4. What can this function do?

It creates a directory which contains a file. In order to achieve persistence it copies itself into the registry and afterwards it deletes the file as a form of evasion.

5. Are there any host-based indicators for this malware?

There are some hardcoded paths like the ones shown in the image.

6. What is the purpose of this malware?

This malware checks if the machine has internet connection and if this call returns a successful confirmation, it tries to establish a connection with the URL mentioned before and gets some commands from there. Once they have been retrieved from the URL, they are used in order to create a directory which contains a file. For achieving persistence it copies itself into the registry and afterwards it deletes the file as a form of evasion.

Lab 4

1. What is the difference between the calls made from the main method in Labs 3 and 4?
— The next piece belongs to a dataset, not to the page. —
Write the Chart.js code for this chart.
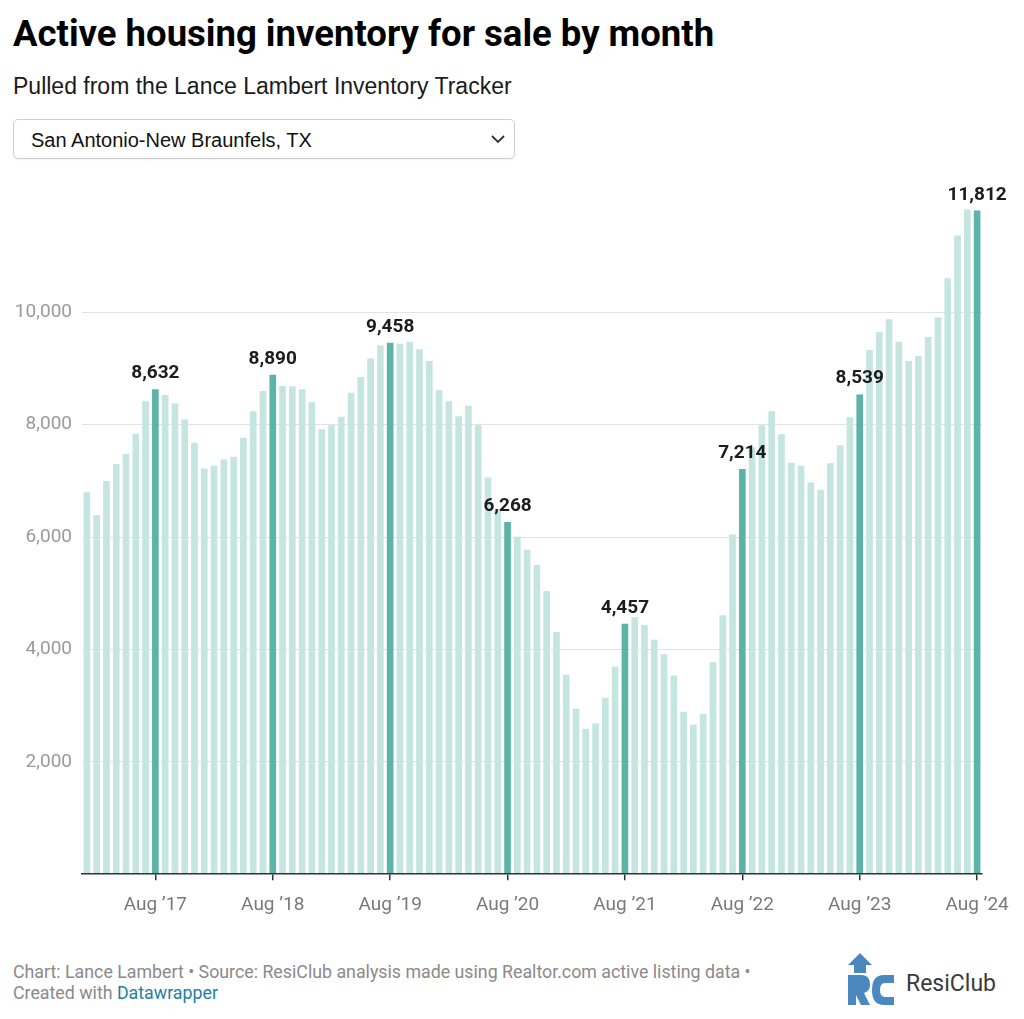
<!DOCTYPE html>
<html>
<head>
<meta charset="utf-8">
<script src="https://cdn.jsdelivr.net/npm/chart.js@4/dist/chart.umd.min.js"></script>
<style>
html,body{margin:0;padding:0;background:#fff;}
body{width:1024px;height:1019px;position:relative;overflow:hidden;font-family:Roboto,sans-serif;}
#title{position:absolute;left:13px;top:16px;font-family:Roboto;font-weight:700;font-size:36.5px;line-height:1;color:#000;white-space:nowrap;}
#subtitle{position:absolute;left:13px;top:75px;font-family:"Liberation Sans",Arial,sans-serif;font-size:23px;line-height:1;color:#1a1a1a;white-space:nowrap;}
#dropdown{position:absolute;left:13px;top:119px;width:500px;height:38px;border:1px solid #cfcfcf;border-radius:5px;box-shadow:0 1px 2px rgba(0,0,0,0.06);}
#dropdown span{position:absolute;left:17px;top:10px;font-family:"Liberation Sans",Arial,sans-serif;font-size:20px;line-height:1;color:#111;white-space:nowrap;}
#dropdown svg{position:absolute;right:8px;top:13px;}
#chartwrap{position:absolute;left:0;top:170px;width:1024px;height:770px;}
#footer{position:absolute;left:13px;top:961px;font-family:Roboto;font-size:17.8px;line-height:21px;color:#8a8a8a;white-space:nowrap;}
#footer a{color:#1d81a2;text-decoration:none;}
#logo{position:absolute;left:846px;top:953px;}
#logotext{position:absolute;left:906px;top:972px;font-family:Roboto;font-size:23px;line-height:1;color:#3a3a3a;}
</style>
</head>
<body>
<div id="title">Active housing inventory for sale by month</div>
<div id="subtitle">Pulled from the Lance Lambert Inventory Tracker</div>
<div id="dropdown"><span>San Antonio-New Braunfels, TX</span>
<svg width="16" height="12" viewBox="0 0 16 12"><polyline points="2,3 8,9 14,3" fill="none" stroke="#333" stroke-width="1.8"/></svg>
</div>
<div id="chartwrap"><canvas id="c" width="1024" height="770"></canvas></div>
<div id="footer">Chart: Lance Lambert • Source: ResiClub analysis made using Realtor.com active listing data •<br>Created with <a>Datawrapper</a></div>
<svg id="logo" width="50" height="52" viewBox="0 0 50 52">
  <polygon points="14,0 26,12 20,12 20,20 8,20 8,12 2,12" fill="#4a88bf"/>
  <path d="M2,22 H16 Q24,22 24,32 Q24,38 18,40 L24,52 H15 L10,42 H10 V52 H2 Z" fill="#4a88bf"/>
  <path d="M48,22 H38 Q26,22 26,37 Q26,52 38,52 H48 V44 H39 Q34,44 34,37 Q34,30 39,30 H48 Z" fill="#4a88bf"/>
</svg>
<div id="logotext">ResiClub</div>
<script>
const categories = [
  'Jan 2017','Feb 2017','Mar 2017','Apr 2017','May 2017','Jun 2017','Jul 2017','Aug 2017','Sep 2017','Oct 2017','Nov 2017','Dec 2017',
  'Jan 2018','Feb 2018','Mar 2018','Apr 2018','May 2018','Jun 2018','Jul 2018','Aug 2018','Sep 2018','Oct 2018','Nov 2018','Dec 2018',
  'Jan 2019','Feb 2019','Mar 2019','Apr 2019','May 2019','Jun 2019','Jul 2019','Aug 2019','Sep 2019','Oct 2019','Nov 2019','Dec 2019',
  'Jan 2020','Feb 2020','Mar 2020','Apr 2020','May 2020','Jun 2020','Jul 2020','Aug 2020','Sep 2020','Oct 2020','Nov 2020','Dec 2020',
  'Jan 2021','Feb 2021','Mar 2021','Apr 2021','May 2021','Jun 2021','Jul 2021','Aug 2021','Sep 2021','Oct 2021','Nov 2021','Dec 2021',
  'Jan 2022','Feb 2022','Mar 2022','Apr 2022','May 2022','Jun 2022','Jul 2022','Aug 2022','Sep 2022','Oct 2022','Nov 2022','Dec 2022',
  'Jan 2023','Feb 2023','Mar 2023','Apr 2023','May 2023','Jun 2023','Jul 2023','Aug 2023','Sep 2023','Oct 2023','Nov 2023','Dec 2023',
  'Jan 2024','Feb 2024','Mar 2024','Apr 2024','May 2024','Jun 2024','Jul 2024','Aug 2024'
];
const inventory = [
  6800, 6390, 7000, 7300, 7480, 7840, 8420, 8632, 8530, 8376, 8095, 7680,
  7220, 7270, 7380, 7430, 7770, 8240, 8600, 8890, 8690, 8685, 8630, 8400,
  7920, 7990, 8140, 8570, 8850, 9180, 9410, 9458, 9440, 9475, 9345, 9135,
  8620, 8420, 8150, 8340, 7990, 7060, 6500, 6268, 6005, 5775, 5505, 5040,
  4310, 3552, 2944, 2591, 2681, 3141, 3696, 4457, 4573, 4430, 4173, 3916,
  3535, 2890, 2658, 2850, 3773, 4609, 6048, 7214, 7600, 7990, 8240, 7832,
  7325, 7271, 6972, 6842, 7313, 7635, 8131, 8539, 9330, 9652, 9879, 9479,
  9133, 9222, 9562, 9908, 10606, 11368, 11833, 11812
];
const highlightCategories = ['Aug 2017','Aug 2018','Aug 2019','Aug 2020','Aug 2021','Aug 2022','Aug 2023','Aug 2024'];
const tickLabels = ['Aug ’17','Aug ’18','Aug ’19','Aug ’20','Aug ’21','Aug ’22','Aug ’23','Aug ’24'];
const yTicks = [2000, 4000, 6000, 8000, 10000];

const LIGHT = '#c4e5e0';
const DARK = '#5cb3a8';

function tickFor(i){
  const k = highlightCategories.indexOf(categories[i]);
  return k >= 0 ? tickLabels[k] : '';
}

const labelPlugin = {
  id: 'valueLabels',
  afterDatasetsDraw(chart){
    const meta = chart.getDatasetMeta(0);
    const ctx = chart.ctx;
    ctx.save();
    ctx.font = '700 19px Roboto';
    ctx.fillStyle = '#1c1c1c';
    ctx.textAlign = 'center';
    ctx.textBaseline = 'alphabetic';
    highlightCategories.forEach(c => {
      const i = categories.indexOf(c);
      const el = meta.data[i];
      ctx.fillText(inventory[i].toLocaleString('en-US'), el.x, el.y - 11);
    });
    ctx.restore();
  }
};

new Chart(document.getElementById('c'), {
  type: 'bar',
  data: {
    labels: categories,
    datasets: [{
      data: inventory,
      backgroundColor: categories.map(c => highlightCategories.includes(c) ? DARK : LIGHT),
      barPercentage: 0.68,
      categoryPercentage: 1.0
    }]
  },
  options: {
    responsive: false,
    animation: false,
    layout: { padding: { top: 30, right: 42, bottom: 9, left: 0 } },
    plugins: { legend: { display: false }, tooltip: { enabled: false } },
    scales: {
      x: {
        offset: true,
        grid: {
          display: true,
          offset: false,
          drawOnChartArea: false,
          drawTicks: true,
          tickLength: 6,
          lineWidth: 1.5,
          color: c => tickFor(c.index) ? '#333' : 'rgba(0,0,0,0)'
        },
        border: { display: true, color: '#333', width: 1.5, z: 1 },
        ticks: {
          autoSkip: false,
          maxRotation: 0,
          minRotation: 0,
          padding: 14,
          color: '#7a7a7a',
          font: { family: 'Roboto', size: 19 },
          callback: (v, i) => tickFor(i)
        }
      },
      y: {
        min: 0,
        max: 12000,
        afterFit: s => { s.width = 82; },
        afterBuildTicks: s => { s.ticks = yTicks.map(v => ({ value: v })); },
        grid: { color: '#e2e2e2', drawTicks: false, lineWidth: 1 },
        border: { display: false },
        ticks: {
          padding: 10,
          color: '#9a9a9a',
          font: { family: 'Roboto', size: 19 },
          callback: v => v.toLocaleString('en-US')
        }
      }
    }
  },
  plugins: [labelPlugin]
});
</script>
</body>
</html>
There is not a big difference between the two labs regarding the calls inside main.

Lab 3Lab 4

2. What new code construct has been added to main?

A while loop has been added to main.

3. What is the difference between this lab’s parse HTML function and those of the previous labs?

This function calls subroutine located at 0x4012E6 because Internet Agent is slightly different.

4. How long will this program run? (Assume that it is connected to the Internet.)

It will last for 1440 minutes which is the same as 24 hours. There are 1440 executions in the loop and each one is performed in 60 seconds.

5. Are there any new network-based indicators for this malware?

The User-Agent with Internet Explorer.

6. What is the purpose of this malware?

This malware checks if the machine has internet connection and if this call returns a successful confirmation, it tries to establish a connection with the URL mentioned before with a unique User-Agent and gets some commands from there. Once they have been retrieved from the URL, they are used in order to create a directory which contains a file. For achieving persistence it copies itself into the registry and afterwards it deletes the file as a form of evasion. The program’s execution is 24 hours.